We see a relationship between national cohesion and historical knowledge as commonsensical because 19th Century and early 20th Century nationalists reached out to history as a way to remake political identities. In the early 21st Century, many people forget how most of Europe’s map was remade multiple times between the rise of Napoleon and the Treaty of Versailles, by negotiation, by manipulation, by acquiescence to annexation, and by violence. Probably contemporary Italians have some ability to recall the at least debatable vote that led to Nice being part of France rather than Italy, or that a mostly unified Italy waged a war against the Pope and his mercenaries in order to add the Papal States to the new nation. But I wager that most everybody else would be surprised to hear it. The leadership of the new nations wanted desperately to overcome or even eradicate older regional identities (in contrast to the few remaining empires like Austro-Hungary, which tried to go a different route in pursuing territorial and political cohesion) and history was one of their major tools.
That went for the United States as well, as its conquest of North America concluded and its imperial acquisitions beyond its contiguous territory accumulated in Hawaii, Alaska, Puerto Rico, the Philippines and elsewhere. History was also the tool that actors within nations seized upon to advance particular civic projects that favored their communities or groups, as in the case of the “Lost Cause” advocates of white supremacy in the United States who built public monuments to the Confederate dead and argued that the Civil War had little to do with slavery.
So it seems that history is important to certain kinds of ideological and social projects, and so it has been. So it still is: it’s no accident that the all-out assault on public education in general from the American right is most strongly focused on destroying existing history instruction and replacing it with not-even-close-to-true mythologies custom-built to shore up the overall political project of the right. Just as one example, Tucker Carlson’s belief that mobbing helpless people chosen for their political ideology is “not how white people fight” is just plain factually wrong in historical context, including quite recent history. It’s precisely how white people fought against the civil rights movement, for example; it’s precisely how people got lynched throughout the 20th Century. The Hard Hat Riot wasn’t a group of individual white men challenging individual protesters to a fistfight out in the parking lot.

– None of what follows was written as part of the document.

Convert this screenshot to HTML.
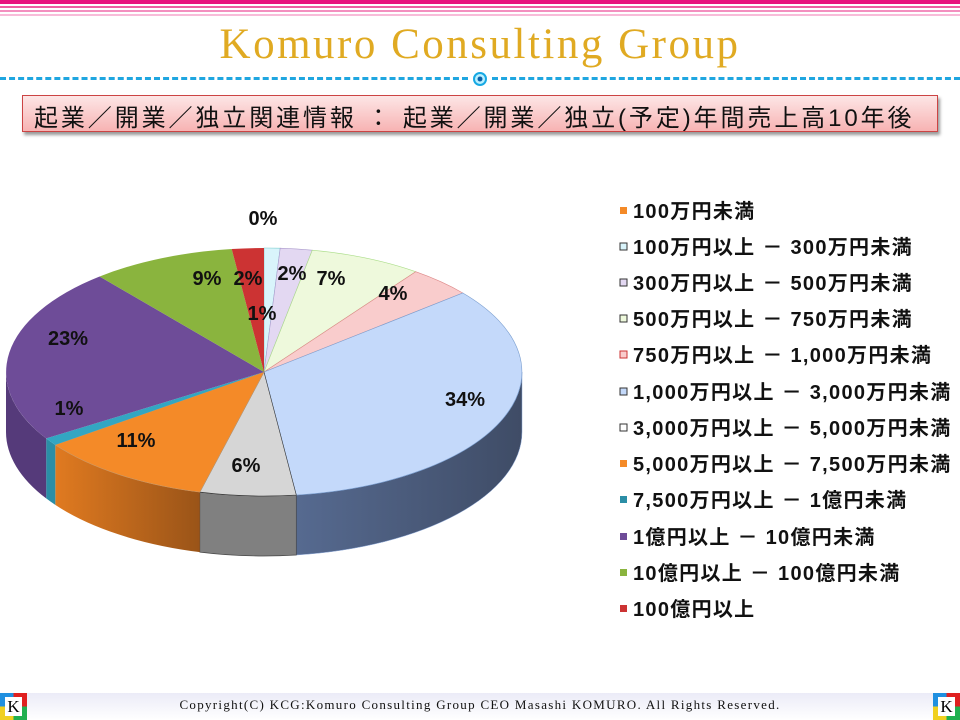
<!DOCTYPE html>
<html><head><meta charset="utf-8"><style>
body{margin:0;width:960px;height:720px;overflow:hidden;background:#fff;position:relative;font-family:"Liberation Sans","Noto Sans CJK JP",sans-serif}
.abs{position:absolute}
</style></head><body>
<div class="abs" style="left:0;top:0;width:960px;height:4px;background:#e8137f"></div>
<div class="abs" style="left:0;top:6px;width:960px;height:2px;background:#ee5fa3"></div>
<div class="abs" style="left:0;top:10px;width:960px;height:2px;background:#f38fbf"></div>
<div class="abs" style="left:0;top:14px;width:960px;height:2px;background:#f8bcd9"></div>
<div class="abs" style="left:0;top:20px;width:960px;text-align:center;font-family:'Liberation Serif','Noto Serif CJK SC',serif;font-size:43px;color:#e0aa22;letter-spacing:2.5px">Komuro Consulting Group</div>
<div class="abs" style="left:0;top:77px;width:468px;border-top:3px dashed #1fa6e0"></div>
<div class="abs" style="left:492px;top:77px;width:468px;border-top:3px dashed #1fa6e0"></div>
<div class="abs" style="left:473px;top:72px;width:10px;height:10px;border-radius:50%;border:2px solid #17a8e3;background:radial-gradient(#0a5fa8 30%,#b8f0ff 40%)"></div>
<div class="abs" style="left:22px;top:95px;width:914px;height:35px;border:1px solid #c44;background:linear-gradient(#fde6e6,#f7b3b3);box-shadow:2px 3px 3px #999"></div>
<div class="abs" style="left:34px;top:98px;font-size:24px;color:#111;white-space:nowrap;letter-spacing:2.9px">起業／開業／独立関連情報 ： 起業／開業／独立(予定)年間売上高10年後</div>

<svg class="abs" style="left:0;top:0" width="960" height="720">
<defs>
<linearGradient id="sb" x1="0" x2="1"><stop offset="0" stop-color="#566a90"/><stop offset="1" stop-color="#3f4c66"/></linearGradient>
<linearGradient id="so" x1="0" x2="1"><stop offset="0" stop-color="#e07a20"/><stop offset="1" stop-color="#9a5418"/></linearGradient>
</defs>
<path d="M522,372 A258,124 0 0 1 296.3,495 L296.3,555 A258,124 0 0 0 522,432 Z" fill="url(#sb)" stroke="#8ea9d8" stroke-width="0.5"/>
<path d="M296.3,495 A258,124 0 0 1 199.8,492.1 L199.8,552.1 A258,124 0 0 0 296.3,555 Z" fill="#808080" stroke="#444" stroke-width="0.7"/>
<path d="M199.8,492.1 A258,124 0 0 1 55.3,444.9 L55.3,504.9 A258,124 0 0 0 199.8,552.1 Z" fill="url(#so)"/>
<path d="M55.3,444.9 A258,124 0 0 1 46.2,438.4 L46.2,498.4 A258,124 0 0 0 55.3,504.9 Z" fill="#2b8ea6"/>
<path d="M46.2,438.4 A258,124 0 0 1 6,372 L6,432 A258,124 0 0 0 46.2,498.4 Z" fill="#553a7a"/>
<g stroke-width="0.6">
<path d="M264,372 L264,248 A258,124 0 0 1 280.2,248.2 Z" fill="#d9f4fb" stroke="#7cc"/>
<path d="M264,372 L280.2,248.2 A258,124 0 0 1 312.3,250.2 Z" fill="#e3d8f2" stroke="#a9c"/>
<path d="M264,372 L312.3,250.2 A258,124 0 0 1 415.7,271.7 Z" fill="#eef9dc" stroke="#ad8"/>
<path d="M264,372 L415.7,271.7 A258,124 0 0 1 462.8,293 Z" fill="#f9cccc" stroke="#d88"/>
<path d="M264,372 L462.8,293 A258,124 0 0 1 296.3,495 Z" fill="#c4d9fa" stroke="#7b9fd0"/>
<path d="M264,372 L296.3,495 A258,124 0 0 1 199.8,492.1 Z" fill="#d6d6d6" stroke="#333"/>
<path d="M264,372 L199.8,492.1 A258,124 0 0 1 55.3,444.9 Z" fill="#f48a28" stroke="#c96"/>
<path d="M264,372 L55.3,444.9 A258,124 0 0 1 46.2,438.4 Z" fill="#33a6c2"/>
<path d="M264,372 L46.2,438.4 A258,124 0 0 1 99.6,276.5 Z" fill="#6e4c98"/>
<path d="M264,372 L99.6,276.5 A258,124 0 0 1 231.7,249 Z" fill="#8ab43e"/>
<path d="M264,372 L231.7,249 A258,124 0 0 1 264,248 Z" fill="#cc3333"/>
</g>
<g font-family="Liberation Sans" font-weight="bold" font-size="20" fill="#111" text-anchor="middle">
<text x="263" y="225">0%</text>
<text x="207" y="285">9%</text>
<text x="248" y="285">2%</text>
<text x="292" y="280">2%</text>
<text x="331" y="285">7%</text>
<text x="393" y="300">4%</text>
<text x="262" y="320">1%</text>
<text x="68" y="345">23%</text>
<text x="465" y="406">34%</text>
<text x="69" y="415">1%</text>
<text x="136" y="447">11%</text>
<text x="246" y="472">6%</text>
</g>
<g font-family="Liberation Sans,Noto Sans CJK JP,sans-serif" font-weight="bold" font-size="20" fill="#111" letter-spacing="1.3">
<rect x="620" y="207" width="7" height="7" fill="#f48a28"/><text x="633" y="218">100万円未満</text>
<rect x="620" y="243" width="7" height="7" fill="#d9f4fb" stroke="#333"/><text x="633" y="254">100万円以上 － 300万円未満</text>
<rect x="620" y="279" width="7" height="7" fill="#e3d8f2" stroke="#333"/><text x="633" y="290">300万円以上 － 500万円未満</text>
<rect x="620" y="315" width="7" height="7" fill="#eef9dc" stroke="#333"/><text x="633" y="326">500万円以上 － 750万円未満</text>
<rect x="620" y="351" width="7" height="7" fill="#f9cccc" stroke="#c33"/><text x="633" y="362">750万円以上 － 1,000万円未満</text>
<rect x="620" y="388" width="7" height="7" fill="#c4d9fa" stroke="#333"/><text x="633" y="399">1,000万円以上 － 3,000万円未満</text>
<rect x="620" y="424" width="7" height="7" fill="#fff" stroke="#333"/><text x="633" y="435">3,000万円以上 － 5,000万円未満</text>
<rect x="620" y="460" width="7" height="7" fill="#f48a28"/><text x="633" y="471">5,000万円以上 － 7,500万円未満</text>
<rect x="620" y="496" width="7" height="7" fill="#2b8ea6"/><text x="633" y="507">7,500万円以上 － 1億円未満</text>
<rect x="620" y="533" width="7" height="7" fill="#6e4c98"/><text x="633" y="544">1億円以上 － 10億円未満</text>
<rect x="620" y="569" width="7" height="7" fill="#8ab43e"/><text x="633" y="580">10億円以上 － 100億円未満</text>
<rect x="620" y="605" width="7" height="7" fill="#cc3333"/><text x="633" y="616">100億円以上</text>
</g>
</svg>

<div class="abs" style="left:0;top:693px;width:960px;height:27px;background:linear-gradient(#ebebf7,#fff)"></div>
<div class="abs" style="left:0;top:697px;width:960px;text-align:center;font-family:'Liberation Serif',serif;font-size:13px;color:#111;letter-spacing:1.3px;white-space:nowrap">Copyright(C)  KCG:Komuro Consulting Group  CEO Masashi KOMURO. All Rights Reserved.</div>
<div class="abs" style="left:0;top:693px;width:27px;height:27px;background:conic-gradient(#e02020 0 25%,#20b050 25% 50%,#f0d020 50% 75%,#2090e0 75%);"></div>
<div class="abs" style="left:5px;top:697px;width:17px;height:19px;background:#fff;font-family:'Liberation Serif',serif;font-size:17px;text-align:center;line-height:19px">K</div>
<div class="abs" style="left:933px;top:693px;width:27px;height:27px;background:conic-gradient(#e02020 0 25%,#20b050 25% 50%,#f0d020 50% 75%,#2090e0 75%);"></div>
<div class="abs" style="left:938px;top:697px;width:17px;height:19px;background:#fff;font-family:'Liberation Serif',serif;font-size:17px;text-align:center;line-height:19px">K</div>
</body></html>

The problem is that it’s not clear to me what the kind of truthful, well-researched, relatively neutral history that 8th graders were tested on actually does in civic life or in relationship to democratic participation.
I think social science, including history, is abstractly “good to think” in terms of understanding the world, and that quality seems important for evaluating government, community, self-interest, policy and so on. So in that sense it does matter and in that sense it’s very important to teach history. Social science that is purely presentist and ahistorical is intellectually crippled, to the point of being actually false in ways that might be just as dangerous as the highly ideological mythologies preferred by ethnonationalist conservatives, dangerous because that’s the kind of social science that is used to craft policy interventions that fail precisely because they didn’t consider relevant historical information, which then leads to public disillusionment with policy and government altogether.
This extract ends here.